Oakam Has Now Provided £320 Million in Loans to Consumers Overlooked by Traditional Finance

Oakam, an online micro-lender, has provided more tha 420,000 loans totaling £320+ million.  These loans have gone to consumers ignored by traditionaly finance, says Oakam.

Alternative data enables Oakam to utilize modern methods in underwriting and risk management to expand access to credit for financially excluded consumers in the U.K.. The credit is forwarded while maintaining robust lending standards.

Frederic Nze, founder and CEO of Oakam, explains that the smartphone has been the vital variable in unlocking innovation to provide individuals financially excluded from the traditional system to powerful online services.

“Our digital customer journey gives us access to new insights and data sources that are accelerating inclusion and challenging traditional definitions of creditworthiness.”

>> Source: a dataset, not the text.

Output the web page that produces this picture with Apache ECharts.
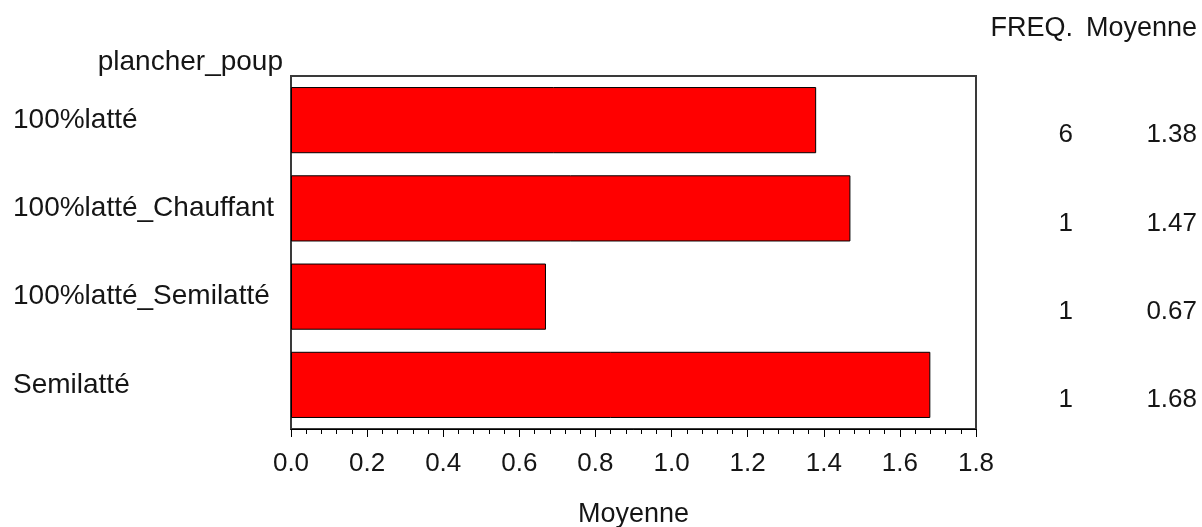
<!DOCTYPE html>
<html>
<head>
<meta charset="utf-8">
<style>
  html, body { margin: 0; padding: 0; background: #ffffff; }
  #chart { width: 1202px; height: 527px; }
</style>
<script src="https://cdn.jsdelivr.net/npm/echarts@6/dist/echarts.min.js"></script>
</head>
<body>
<div id="chart"></div>
<script>
// Mean value per floor type, with the number of observations
const categories = ['100%latté', '100%latté_Chauffant', '100%latté_Semilatté', 'Semilatté'];
const meanValues = [1.38, 1.47, 0.67, 1.68];
const freqValues = [6, 1, 1, 1];
const xTicks = { min: 0, max: 1.8, step: 0.2 };

const FONT = '"Liberation Sans", Arial, sans-serif';
const TEXT = '#151515';

// Plot frame in pixels
const gridLeft = 291, gridRight = 976, gridTop = 76, gridBottom = 429;
const W = 1202, H = 527;

const chart = echarts.init(document.getElementById('chart'), null, { renderer: 'canvas' });

// Category axes run top-to-bottom (inverse), so their "start" end is the top
function tableAxis(title, offset, formatter) {
  return {
    type: 'category',
    data: categories,
    inverse: true,
    position: 'right',
    offset: offset,
    name: title,
    nameLocation: 'start',
    nameGap: 47,
    nameTextStyle: {
      fontFamily: FONT, fontSize: 27, color: TEXT,
      align: 'right', verticalAlign: 'middle'
    },
    axisLine: { show: false },
    axisTick: { show: false },
    splitLine: { show: false },
    axisLabel: {
      margin: 0,
      align: 'right',
      verticalAlign: 'top',
      padding: [2, 0, 0, 0],
      fontFamily: FONT,
      fontSize: 26,
      color: TEXT,
      formatter: formatter
    }
  };
}

chart.setOption({
  animation: false,
  backgroundColor: '#ffffff',
  grid: {
    left: gridLeft,
    right: W - gridRight,
    top: gridTop,
    bottom: H - gridBottom,
    outerBoundsMode: 'none',
    containLabel: false,
    show: true,
    borderColor: '#3a3a3a',
    borderWidth: 2,
    backgroundColor: 'transparent'
  },
  xAxis: {
    type: 'value',
    min: xTicks.min,
    max: xTicks.max,
    interval: xTicks.step,
    name: 'Moyenne',
    nameLocation: 'middle',
    nameGap: 72,
    nameTextStyle: { fontFamily: FONT, fontSize: 27, color: TEXT },
    axisLine: { show: true, lineStyle: { color: '#000', width: 1 } },
    axisTick: { show: true, length: 8, lineStyle: { color: '#000', width: 1 } },
    minorTick: { show: true, splitNumber: 5, length: 5, lineStyle: { color: '#000', width: 1 } },
    splitLine: { show: false },
    axisLabel: {
      margin: 22,
      fontFamily: FONT,
      fontSize: 26,
      color: TEXT,
      formatter: v => v.toFixed(1)
    }
  },
  yAxis: [
    {
      type: 'category',
      data: categories,
      inverse: true,
      position: 'left',
      name: 'plancher_poup',
      nameLocation: 'start',
      nameGap: 14,
      nameTextStyle: {
        fontFamily: FONT, fontSize: 28, color: TEXT,
        align: 'right', verticalAlign: 'middle', padding: [0, 8, 0, 0]
      },
      axisLine: { show: false },
      axisTick: { show: false },
      splitLine: { show: false },
      axisLabel: {
        margin: gridLeft - 13,
        align: 'left',
        fontFamily: FONT,
        fontSize: 28,
        color: TEXT
      }
    },
    tableAxis('FREQ.', 1073 - gridRight, (v, i) => String(freqValues[i])),
    tableAxis('Moyenne', 1197 - gridRight, (v, i) => meanValues[i].toFixed(2))
  ],
  series: [
    {
      type: 'bar',
      yAxisIndex: 0,
      data: meanValues,
      barCategoryGap: '25%',
      itemStyle: { color: '#ff0000', borderColor: '#000000', borderWidth: 1 },
      emphasis: { disabled: true }
    }
  ]
});
</script>
</body>
</html>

Citing data from FICO, Oakam says that 60-75% of traditionally un-scorable consumers could be assigned a more meaningful credit score using alternative data. For Oakam, supplementing traditional methods of underwriting. Using analysis of credit bureau data along with alternative approaches has empowered Oakam to evaluate a high volume of applications.

Oakam’s use of alternative data has reportedly yielded positive repayment behaviour among customers. Approximately 70% of new customers made on-time repayments, despite previous challenges accessing credit due to their income levels.

Oakam has partnered with City, University of London for a joint R&D project to further the usage of psychometric data and behavioral science in its risk decisioning. This partnership is expected to allow Oakam to bring new scale to its business and lower the cost of borrowing by applying human expertise to a digital context.

Dr. Lara Zibarras, senior lecturer in organisational psychology at City University and head of the initiative with Oakam, says they are constantly looking for ways to innovate and Oakam is a great fit;

“Pushing the boundaries of alternative underwriting will begin to open doors for greater financial inclusion and help those who need it most.”